=== INSTRUCTION ===
Please report every line from the material that contains the word "chart".
============================================================
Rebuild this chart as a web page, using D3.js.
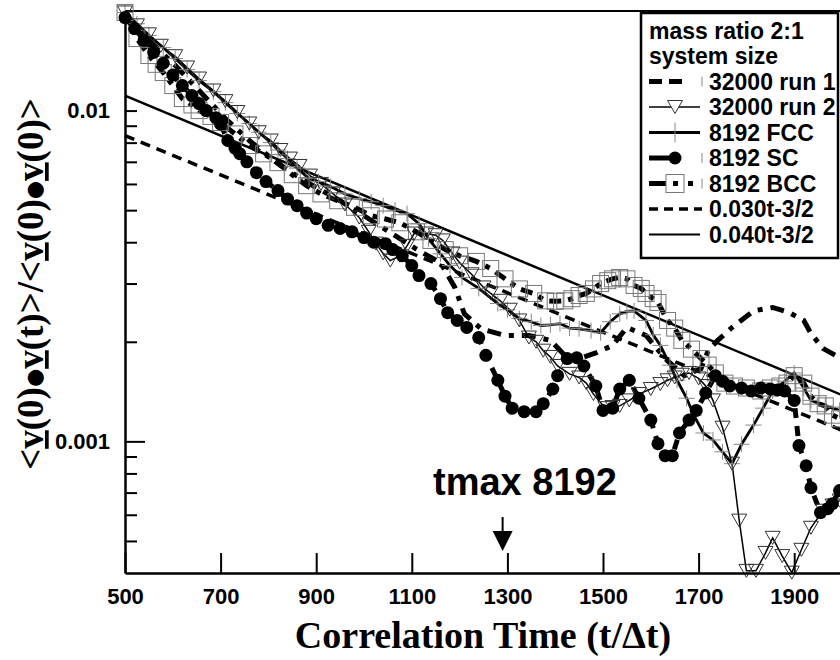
<!DOCTYPE html>
<html><head><meta charset="utf-8">
<script src="https://cdn.jsdelivr.net/npm/d3@7"></script>
<style>body{margin:0;background:#fff}</style>
</head><body><svg id="c" width="840" height="660"></svg>
<script>
// ---------- data ----------
const xTicks = [500, 700, 900, 1100, 1300, 1500, 1700, 1900];
const xTickLabels = ["500", "700", "900", "1100", "1300", "1500", "1700", "1900"];
const yMajorTicks = [0.01, 0.001];
const yTickLabels = ["0.01", "0.001"];
const yMinorTicks = [0.0005, 0.0006, 0.0007, 0.0008, 0.0009, 0.002, 0.003, 0.004, 0.005, 0.006, 0.007, 0.008, 0.009];
const legendTitle = ["mass ratio 2:1", "system size"];
const legendLabels = ["32000 run 1", "32000 run 2", "8192 FCC", "8192 SC", "8192 BCC", "0.030t-3/2", "0.040t-3/2"];
const tmaxLabel = "tmax 8192";
const tmaxT = 1290;

const fit030 = [[500, 0.0084], [2000, 0.00108]];
const fit040 = [[500, 0.0111], [2000, 0.00138]];

const run1 = [[500,0.0195],[550,0.0163],[605,0.0137],[655,0.0115],[710,0.00946],[760,0.00812],[825,0.00682],[885,0.00602],[950,0.00534],[1000,0.00481],[1055,0.00428],[1115,0.00377],[1160,0.00347],[1190,0.00292],[1210,0.00243],[1245,0.00219],[1295,0.00209],[1345,0.00209],[1390,0.00202],[1420,0.00182],[1450,0.00178],[1485,0.00185],[1520,0.00195],[1550,0.00221],[1590,0.00209],[1630,0.00178],[1670,0.00158],[1705,0.00166],[1720,0.00188],[1740,0.00202],[1770,0.00221],[1815,0.00248],[1855,0.00254],[1890,0.00245],[1920,0.00232],[1935,0.00212],[1960,0.00191],[1995,0.00179]];

const run2 = [[500,0.0198],[525,0.0181],[550,0.0170],[575,0.0157],[605,0.0146],[630,0.0135],[655,0.0125],[685,0.0115],[710,0.01068],[735,0.0099],[760,0.00914],[780,0.0086],[805,0.00812],[825,0.0076],[845,0.00716],[865,0.0068],[887,0.00636],[910,0.0060],[935,0.00561],[960,0.0052],[990,0.00475],[1010,0.0043],[1025,0.00396],[1040,0.0037],[1055,0.00352],[1075,0.00364],[1090,0.0039],[1105,0.00425],[1130,0.00425],[1150,0.0042],[1165,0.00405],[1185,0.0037],[1200,0.00347],[1225,0.0032],[1250,0.00292],[1265,0.0028],[1285,0.00266],[1305,0.0025],[1325,0.00232],[1345,0.00206],[1360,0.0020],[1375,0.00188],[1390,0.0018],[1405,0.00169],[1430,0.00160],[1450,0.00156],[1465,0.0015],[1480,0.00139],[1505,0.00126],[1520,0.00127],[1535,0.00128],[1555,0.00133],[1575,0.00139],[1600,0.00144],[1620,0.00149],[1635,0.00153],[1650,0.00156],[1665,0.00159],[1680,0.00161],[1700,0.00155],[1715,0.00147],[1730,0.00133],[1750,0.0011],[1770,0.000856],[1785,0.000576],[1800,0.000406],[1820,0.000406],[1840,0.00046],[1855,0.000511],[1875,0.00045],[1895,0.000401],[1915,0.00047],[1935,0.000548],[1960,0.000617],[1980,0.00064],[1995,0.000662]];

const fcc = [[500,0.0198],[525,0.0183],[550,0.01687],[580,0.0155],[605,0.01436],[630,0.0133],[655,0.01232],[685,0.0114],[710,0.01057],[735,0.0098],[760,0.00914],[780,0.0086],[805,0.0080],[820,0.0076],[840,0.00716],[860,0.0067],[885,0.00623],[905,0.0061],[930,0.00589],[960,0.0056],[990,0.00542],[1015,0.0053],[1040,0.00516],[1065,0.0050],[1090,0.00488],[1115,0.00455],[1135,0.0041],[1160,0.00369],[1180,0.0034],[1205,0.00313],[1240,0.0029],[1280,0.00261],[1300,0.0025],[1325,0.00235],[1350,0.0023],[1370,0.00224],[1390,0.00225],[1410,0.00227],[1430,0.0022],[1450,0.00219],[1475,0.00216],[1495,0.00213],[1515,0.0023],[1535,0.00243],[1550,0.00247],[1565,0.00248],[1590,0.00232],[1605,0.0021],[1620,0.00195],[1640,0.0017],[1655,0.00153],[1675,0.00135],[1690,0.0012],[1710,0.00106],[1730,0.00101],[1750,0.00093],[1770,0.000856],[1790,0.00098],[1815,0.00112],[1835,0.00126],[1855,0.00142],[1880,0.00152],[1900,0.00161],[1920,0.00145],[1935,0.00133],[1965,0.00128],[1995,0.00124]];

const sc = [[500,0.0191],[520,0.0177],[540,0.0163],[560,0.0150],[580,0.0139],[600,0.0128],[620,0.0119],[640,0.0111],[655,0.0105],[670,0.0100],[690,0.00952],[700,0.0091],[715,0.00812],[730,0.0077],[740,0.00741],[755,0.0070],[775,0.00649],[795,0.0061],[820,0.00573],[840,0.0054],[860,0.00516],[880,0.0049],[900,0.00471],[925,0.0045],[950,0.0044],[975,0.0043],[1000,0.00413],[1020,0.0040],[1045,0.00396],[1060,0.0038],[1080,0.00364],[1100,0.0034],[1115,0.00317],[1140,0.0030],[1160,0.0027],[1175,0.00245],[1195,0.00232],[1215,0.00221],[1240,0.00206],[1255,0.00182],[1280,0.00153],[1295,0.00137],[1310,0.00126],[1335,0.00123],[1360,0.00123],[1375,0.0013],[1395,0.00144],[1405,0.00158],[1425,0.00178],[1445,0.00179],[1460,0.00169],[1485,0.00147],[1500,0.00124],[1520,0.00126],[1535,0.00144],[1555,0.00153],[1575,0.00135],[1600,0.00116],[1615,0.000984],[1630,0.000905],[1645,0.000905],[1660,0.00106],[1680,0.00116],[1695,0.00124],[1715,0.0014],[1735,0.00158],[1750,0.00152],[1765,0.00147],[1790,0.00145],[1810,0.00142],[1830,0.00145],[1850,0.00144],[1865,0.00143],[1880,0.00142],[1900,0.00133],[1910,0.000971],[1925,0.000844],[1935,0.000724],[1955,0.000609],[1970,0.000626],[1980,0.000648],[1995,0.00071]];

const bcc = [[500,0.0198],[525,0.01651],[550,0.01467],[565,0.0138],[580,0.01303],[600,0.0119],[620,0.01087],[640,0.0104],[655,0.0100],[680,0.0096],[700,0.0092],[730,0.0085],[760,0.00784],[790,0.0074],[820,0.00696],[850,0.0064],[880,0.00593],[910,0.0056],[945,0.00534],[980,0.0051],[1015,0.00481],[1045,0.0047],[1075,0.00458],[1110,0.0043],[1140,0.00405],[1170,0.0038],[1200,0.00364],[1235,0.0035],[1265,0.00333],[1295,0.0031],[1325,0.00289],[1355,0.0028],[1380,0.00266],[1400,0.00265],[1420,0.00266],[1435,0.0027],[1450,0.00276],[1465,0.0028],[1480,0.00289],[1495,0.0030],[1510,0.00306],[1520,0.0031],[1535,0.00313],[1550,0.0031],[1565,0.00296],[1580,0.0029],[1590,0.0028],[1605,0.0027],[1615,0.00263],[1635,0.00232],[1650,0.0022],[1665,0.00202],[1685,0.0019],[1705,0.00178],[1720,0.0017],[1735,0.00161],[1755,0.0015],[1775,0.00147],[1800,0.00145],[1830,0.00142],[1850,0.00145],[1870,0.00147],[1885,0.0015],[1900,0.00158],[1920,0.0015],[1935,0.00137],[1950,0.0013],[1965,0.00128],[1980,0.0012],[1995,0.00117]];

// ---------- chart ----------
const svg = d3.select("#c");
svg.append("rect").attr("width", 840).attr("height", 660).attr("fill", "#fff");
const x = d3.scaleLinear().domain([500, 2000]).range([125, 842]);
const y = d3.scaleLog().domain([0.0004, 0.02]).range([573, 11]);
const line = d3.line().x(d => x(d[0])).y(d => y(d[1]));
const SANS = "'Liberation Sans', Arial, Helvetica, sans-serif";
const SERIF = "'Liberation Serif', 'Times New Roman', serif";

// top frame line
svg.append("line").attr("x1", x(500)).attr("x2", x(2000)).attr("y1", y(0.02)).attr("y2", y(0.02))
  .attr("stroke", "#000").attr("stroke-width", 2);

// fit lines
svg.append("path").datum(fit030).attr("d", line).attr("fill", "none").attr("stroke", "#000")
  .attr("stroke-width", 3.5).attr("stroke-dasharray", "10,7");
svg.append("path").datum(fit040).attr("d", line).attr("fill", "none").attr("stroke", "#000")
  .attr("stroke-width", 2.5);

// series lines
svg.append("path").datum(run2).attr("d", line).attr("fill", "none").attr("stroke", "#000").attr("stroke-width", 1.5);
svg.append("path").datum(fcc).attr("d", line).attr("fill", "none").attr("stroke", "#000").attr("stroke-width", 2.8);
svg.append("path").datum(bcc).attr("d", line).attr("fill", "none").attr("stroke", "#000").attr("stroke-width", 5)
  .attr("stroke-dasharray", "12,7,5,7");
svg.append("path").datum(run1).attr("d", line).attr("fill", "none").attr("stroke", "#000").attr("stroke-width", 5)
  .attr("stroke-dasharray", "14,8,5,8");
svg.append("path").datum(sc).attr("d", line).attr("fill", "none").attr("stroke", "#000").attr("stroke-width", 5)
  .attr("stroke-dasharray", "10,8");

// markers
const triPath = "M-7.5,-6.5L7.5,-6.5L0,6.5Z";
svg.append("g").selectAll("rect").data(bcc).join("rect")
  .attr("x", d => x(d[0]) - 8).attr("y", d => y(d[1]) - 8).attr("width", 16).attr("height", 16)
  .attr("fill", "none").attr("stroke", "#777").attr("stroke-width", 1);
svg.append("g").selectAll("path").data(fcc).join("path")
  .attr("transform", d => `translate(${x(d[0])},${y(d[1])})`).attr("d", "M-8,0H8M0,-8V8")
  .attr("stroke", "#888").attr("stroke-width", 1).attr("fill", "none");
svg.append("g").selectAll("path").data(run2).join("path")
  .attr("transform", d => `translate(${x(d[0])},${y(d[1])})`).attr("d", triPath)
  .attr("fill", "none").attr("stroke", "#333").attr("stroke-width", 1);
svg.append("g").selectAll("circle").data(sc).join("circle")
  .attr("cx", d => x(d[0])).attr("cy", d => y(d[1])).attr("r", 6.5).attr("fill", "#000");

// axes
const gx = svg.append("g").attr("transform", "translate(0,573)")
  .call(d3.axisBottom(x).tickValues(xTicks).tickFormat((d, i) => xTickLabels[i])
    .tickSize(-20).tickSizeOuter(0).tickPadding(15));
gx.select(".domain").attr("stroke-width", 2.5);
gx.selectAll(".tick line").attr("stroke-width", 2);
gx.selectAll("text").style("font-family", SANS).style("font-weight", "bold").style("font-size", "22px").attr("fill", "#000");

const gyMinor = svg.append("g").attr("transform", "translate(125,0)")
  .call(d3.axisLeft(y).tickValues(yMinorTicks).tickFormat("").tickSize(-12).tickSizeOuter(0));
gyMinor.select(".domain").remove();
gyMinor.selectAll(".tick line").attr("stroke-width", 2);

const gy = svg.append("g").attr("transform", "translate(125,0)")
  .call(d3.axisLeft(y).tickValues(yMajorTicks).tickFormat((d, i) => yTickLabels[i])
    .tickSize(-20).tickSizeOuter(0).tickPadding(15));
gy.select(".domain").attr("stroke-width", 2.5);
gy.selectAll(".tick line").attr("stroke-width", 2).attr("x2", d => d === 0.01 ? 12 : 20);
gy.selectAll("text").style("font-family", SANS).style("font-weight", "bold").style("font-size", "22px").attr("fill", "#000");

// axis titles
svg.append("text").attr("x", 483).attr("y", 648).attr("text-anchor", "middle")
  .style("font-family", SERIF).style("font-weight", "bold").style("font-size", "38px")
  .text("Correlation Time (t/\u0394t)");

const yl = svg.append("text").attr("transform", "translate(43,284) rotate(-90)").attr("text-anchor", "middle")
  .style("font-family", SERIF).style("font-weight", "bold").style("font-size", "37px");
const parts = [["<", 0], ["v", 1], ["(0)", 0], ["\u25CF", 2], ["v", 1], ["(t)>/<", 0], ["v", 1], ["(0)", 0], ["\u25CF", 2], ["v", 1], ["(0)>", 0]];
parts.forEach((p, i) => {
  const t = yl.append("tspan").text(p[0]);
  if (p[1] === 1) t.style("text-decoration", "underline");
  if (p[1] === 2) t.style("font-family", "'DejaVu Sans', sans-serif").style("font-size", "21px").attr("dy", -2);
  if (i > 0 && parts[i - 1][1] === 2) t.attr("dy", 2);
});

// tmax annotation
svg.append("text").attr("x", 433).attr("y", 495)
  .style("font-family", SANS).style("font-weight", "bold").style("font-size", "38px").text(tmaxLabel);
const ax = x(tmaxT);
svg.append("line").attr("x1", ax).attr("x2", ax).attr("y1", 517).attr("y2", 533).attr("stroke", "#000").attr("stroke-width", 2);
svg.append("path").attr("d", `M${ax - 10},531L${ax + 10},531L${ax},551Z`).attr("fill", "#000");

// legend
const lg = svg.append("g");
lg.append("rect").attr("x", 641).attr("y", 13).attr("width", 197).attr("height", 245)
  .attr("fill", "#fff").attr("stroke", "#000").attr("stroke-width", 2.5);
const base = i => 38.5 + 25.5 * i;
legendTitle.forEach((t, i) => lg.append("text").attr("x", 649).attr("y", base(i)).text(t)
  .style("font-family", SANS).style("font-weight", "bold").style("font-size", "23px"));
legendLabels.forEach((t, i) => lg.append("text").attr("x", 709).attr("y", base(i + 2)).text(t)
  .style("font-family", SANS).style("font-weight", "bold").style("font-size", "23px"));
const cy = i => base(i + 2) - 8;
const seg = (x1, x2, yy, w, dash) => {
  const l = lg.append("line").attr("x1", x1).attr("x2", x2).attr("y1", yy).attr("y2", yy)
    .attr("stroke", "#000").attr("stroke-width", w);
  if (dash) l.attr("stroke-dasharray", dash);
};
const tick = (xx, yy, h) => lg.append("line").attr("x1", xx).attr("x2", xx).attr("y1", yy - h / 2).attr("y2", yy + h / 2)
  .attr("stroke", "#888").attr("stroke-width", 1);
// run1
seg(649, 684, cy(0), 5, "13,7"); tick(702, cy(0), 10);
// run2
seg(649, 700, cy(1), 1.5);
lg.append("path").attr("transform", `translate(675,${cy(1)})`).attr("d", triPath).attr("fill", "#fff").attr("stroke", "#333");
// fcc
seg(649, 700, cy(2), 2.8); tick(675, cy(2), 20);
// sc
seg(649, 670, cy(3), 5); lg.append("circle").attr("cx", 675).attr("cy", cy(3)).attr("r", 6.5).attr("fill", "#000"); tick(702, cy(3), 10);
// bcc
seg(649, 667, cy(4), 5);
lg.append("rect").attr("x", 666).attr("y", cy(4) - 9).attr("width", 18).attr("height", 18).attr("fill", "#fff").attr("stroke", "#777");
lg.append("rect").attr("x", 673).attr("y", cy(4) - 2.5).attr("width", 5).attr("height", 5).attr("fill", "#000");
lg.append("rect").attr("x", 688).attr("y", cy(4) - 2.5).attr("width", 5).attr("height", 5).attr("fill", "#000");
tick(702, cy(4), 10);
// fits
seg(649, 702, cy(5), 3.5, "9,6");
seg(649, 700, cy(6), 2);
</script></body></html>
============================================================
=== SOLUTION ===
Rebuild this chart as a web page, using D3.js.
// ---------- chart ----------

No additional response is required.